Andersson lesion
Overview
- Definition: A destructive, inflammatory, or post-traumatic lesion involving the vertebral body-disc complex in a patient with a rigid, ankylosed spine (typically Ankylosing spondylitis).
- Pathophysiology: Represents a pseudoarthrosis (false joint) forming at a single mobile segment within a fused spine.
- Mechanism A (Traumatic): A stress fracture occurs (often missed)
persistent motion at the fracture site non-union and mechanical destruction. - Mechanism B (Inflammatory): Localised severe inflammation at the discovertebral junction (less common theory).
- Mechanism A (Traumatic): A stress fracture occurs (often missed)
- Epidemiology: Occurs in ~5–10% of patients with established ankylosing spondylitis.
Anatomical distribution
- Location:
- Thoracolumbar junction (T10–L2): Most common (site of maximal mechanical stress).
- Cervicothoracic junction.
- Usually involves a single level (or rarely two adjacent levels).
Imaging features
Plain radiograph
- Appearance: Looks deceptively like infection.
- Disc space: Irregular widening or narrowing.
- Endplates: Extensive erosion and destruction.
- Sclerosis: Significant reactive sclerosis ("shiny corners" become distinct sclerotic blocks) surrounding the destruction.
- Alignment: Often mild kyphosis or subluxation at the level.
CT (The problem solver)
- Key finding: Vacuum phenomenon (gas) within the disc space.
- Significance: Gas indicates motion (negative pressure).

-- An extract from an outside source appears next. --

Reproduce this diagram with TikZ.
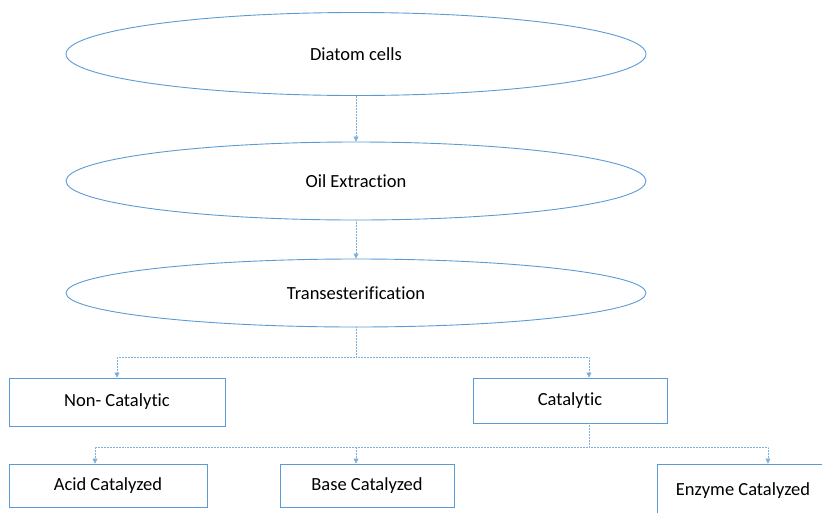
\documentclass[tikz,border=0pt]{standalone}
\usepackage{fontspec}
\setmainfont{Carlito}[Ligatures={NoCommon}]
\usetikzlibrary{shapes.geometric,arrows.meta}
\definecolor{linkblue}{RGB}{91,155,213}
\tikzset{
  stage/.style={ellipse, draw=linkblue, line width=0.9pt, minimum width=580pt, inner sep=0pt, font=\fontsize{18.5}{22}\selectfont},
  kind/.style={rectangle, draw=linkblue, line width=0.9pt, inner sep=0pt, font=\fontsize{18.5}{22}\selectfont},
  link/.style={draw=linkblue!80, line width=0.5pt, densely dotted},
  linkarrow/.style={link, -{Triangle[length=5pt,width=5pt]}}
}
\begin{document}
\begin{tikzpicture}[x=1pt,y=-1pt]
        \useasboundingbox (0,0) rectangle (822,512);
        % process stages
        \node[stage, minimum height=83pt] (diatom) at (356,54) {Diatom cells};
        \node[stage, minimum height=78pt] (oil) at (356,181) {Oil Extraction};
        \node[stage, minimum height=68pt] (trans) at (356,293) {Transesterification};
        % kinds of transesterification
        \node[kind, minimum width=216pt, minimum height=48pt] (noncat) at (117,402) {Non- Catalytic};
        \node[kind, minimum width=194pt, minimum height=45pt] (cat) at (570,400.5) {Catalytic};
        \node[kind, minimum width=198pt, minimum height=43pt] (acid) at (108,485.5) {Acid Catalyzed};
        \node[kind, minimum width=174pt, minimum height=43pt] (base) at (367,485.5) {Base Catalyzed};
        \node[kind, minimum width=172pt, minimum height=54pt] (enzyme) at (743,491) {Enzyme Catalyzed};
        \coordinate (split1) at (356,357);
        \coordinate (split2) at (589,447);
        % connectors
        \draw[linkarrow] (diatom.south) -- (oil.north);
        \draw[linkarrow] (oil.south) -- (trans.north);
        \draw[link] (trans.south) -- (split1);
        \draw[linkarrow] (split1) -| (noncat.north);
        \draw[linkarrow] (split1) -| ([xshift=19pt]cat.north);
        \draw[link] ([xshift=19pt]cat.south) -- (split2);
        \draw[linkarrow] (split2) -| ([xshift=-13pt]acid.north);
        \draw[linkarrow] (split2) -| ([xshift=-11pt]base.north);
        \draw[linkarrow] (split2) -| ([xshift=25pt]enzyme.north);
    \end{tikzpicture}
\end{document}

It is a strong predictor of pseudoarthrosis and argues against acute infection (which is fluid-filled).
- Posterior elements: Look for the fracture line extending through the fused facet joints (indicating a 3-column injury).
MRI
- T1: Hypointense signal in the disc and adjacent marrow (sclerosis/oedema).
- T2/STIR:
- Hyperintense signal at the disc space and endplates (marrow oedema).
- Can look identical to infective spondylodiscitis.
- Signal extent: Oedema often extends into the posterior elements (pedicles/lamina) due to the stress fracture, which is less common in pure discitis.
- Enhancement: Enhances avidly (granulation tissue), further mimicking infection.
Differential diagnosis: The "infection" battle
| Feature | Andersson lesion (Pseudoarthrosis) | Spondylodiscitis(Infection/TB) |
|---|---|---|
| Context | Rigid/ankylosed spine (Ankylosing spondylitis/DISH) | Any patient (often immunocompromised) |
| Vacuum phenomenon | Common (The "clinching" sign) | Rare (fluid/pus fills the space) |
| Posterior involvement | Fracture line visible through fused facets | Rare (unless advanced TB) |
| Soft tissue mass | Minimal / None (mild paraspinal oedema) | Paravertebral abscess / epidural collection |
| Fracture line | Often "through-and-through" the spine | Absent |
Management principles
- Goal: Stop the motion to allow healing.
- Conservative: External immobilisation (bracing) – often fails due to the long lever arm.
- Surgical: Posterior fixation (instrumentation) to stabilise the spine and promote fusion.
- Exam context: If diagnosed, the treatment is surgical stabilisation, not antibiotics.
High-yield exam pearls
The "vacuum" rule
If you see a destructive disc lesion in an AS patient:
Look for gas (vacuum phenomenon) on CT.
- Gas = Andersson lesion (Mechanical).
- Fluid/Pus = Infection (Biological).
The Thai Board trap
In Thailand, TB spine is very common. An AS patient can get TB.
- Do not diagnose Andersson lesion solely on X-ray.
- If there is soft tissue abscess formation on MRI, it is TB/Infection until proven otherwise, even if they have AS. Andersson lesions generally do not form drainable abscesses.